• **Problem requirements**:
In the data below, find each line containing the string "draw" and return it.

** START OF Supplied information **

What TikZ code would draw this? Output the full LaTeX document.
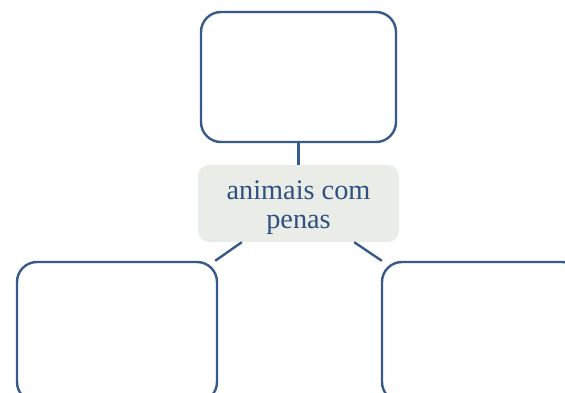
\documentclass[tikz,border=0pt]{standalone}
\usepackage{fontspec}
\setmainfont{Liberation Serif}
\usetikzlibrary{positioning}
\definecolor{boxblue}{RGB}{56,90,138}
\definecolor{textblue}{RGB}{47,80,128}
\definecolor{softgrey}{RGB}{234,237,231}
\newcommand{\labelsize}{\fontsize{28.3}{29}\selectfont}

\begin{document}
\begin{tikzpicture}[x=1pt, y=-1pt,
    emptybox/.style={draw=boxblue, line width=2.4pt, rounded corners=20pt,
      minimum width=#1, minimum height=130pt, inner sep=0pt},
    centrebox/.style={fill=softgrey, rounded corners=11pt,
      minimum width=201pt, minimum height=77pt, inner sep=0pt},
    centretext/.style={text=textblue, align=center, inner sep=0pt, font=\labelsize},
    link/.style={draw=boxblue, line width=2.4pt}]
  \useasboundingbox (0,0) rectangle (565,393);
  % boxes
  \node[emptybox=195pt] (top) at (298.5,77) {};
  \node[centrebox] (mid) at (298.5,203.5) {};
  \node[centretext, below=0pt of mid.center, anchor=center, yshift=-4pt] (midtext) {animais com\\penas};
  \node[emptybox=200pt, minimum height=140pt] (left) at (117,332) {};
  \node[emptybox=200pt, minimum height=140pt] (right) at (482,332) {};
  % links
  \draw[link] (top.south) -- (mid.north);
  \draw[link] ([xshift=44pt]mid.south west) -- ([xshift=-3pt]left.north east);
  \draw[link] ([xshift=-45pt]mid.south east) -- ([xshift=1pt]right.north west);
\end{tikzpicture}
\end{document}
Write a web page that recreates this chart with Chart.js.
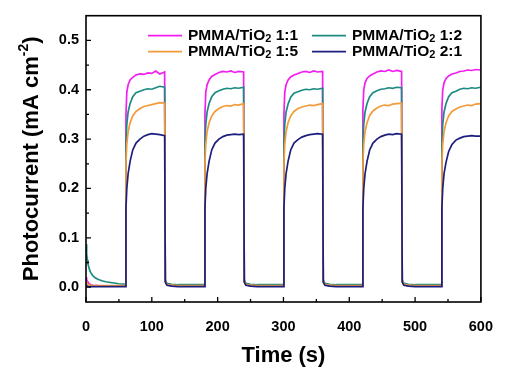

** END OF Supplied information **

• **Written solution**:
What TikZ code would draw this? Output the full LaTeX document.
    emptybox/.style={draw=boxblue, line width=2.4pt, rounded corners=20pt,
    link/.style={draw=boxblue, line width=2.4pt}]
  \draw[link] (top.south) -- (mid.north);
  \draw[link] ([xshift=44pt]mid.south west) -- ([xshift=-3pt]left.north east);
  \draw[link] ([xshift=-45pt]mid.south east) -- ([xshift=1pt]right.north west);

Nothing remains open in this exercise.